Das zweite Inselzentrum nennt sich „La Gloria“ und liegt in etwa in der Inselmitte. Hier leben die Einheimischen und es geht viel ruhiger und authentischer zu, ohne Kitsch und Souvenir-Shops.

Hier liegt auch der gigantische Supermarkt Chedraui, in den wir natürlich gleich am ersten Tag „eintauchen“, nachdem uns auf Kuba noch die letzten Vorräte ausgegangen sind.

Es gibt (ungefähr) alles, was das Herz begehrt und das zu paradiesisch günstigen Preise, meistens etwa (!) halb so teuer wie in Deutschland. Wir sind begeistert und stürzen uns auf Joghurt, Gebäck, Wein, Obst und Salat, um nur einige zu nennen. Jetzt kann endlich wieder geschlemmt werden: Yummie, yummie!

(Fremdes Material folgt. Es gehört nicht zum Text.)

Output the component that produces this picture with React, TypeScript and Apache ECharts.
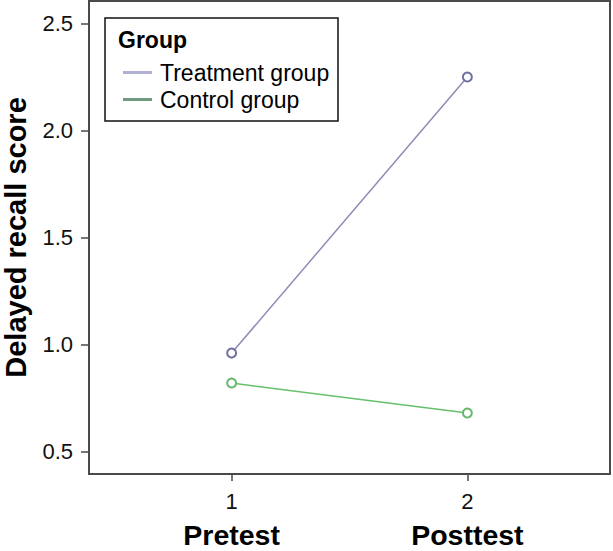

Gestärkt machen wir uns auf zu einer stattlichen 19-Kilometer-Wanderung, vom nördlichsten bis südlichsten Punkt der Insel – und zurück! Am Punta Sur (Südpunkt) zwar auch massenhaft Touris in ihren Golf Cars, aber auch wild umtoste Felsen an Mexikos „Lands End“, dem Standort des Leuchtturms und östlichsten Punkt des Landes.



Später finden wir noch einen Schleichweg am nördlichen Küstenstreifen entlang, das einzige Stück Land, wo so etwas wie eine Wanderung möglich ist – am Uferstreifen vor den machmal ziemlich protzigen Strandhäusern.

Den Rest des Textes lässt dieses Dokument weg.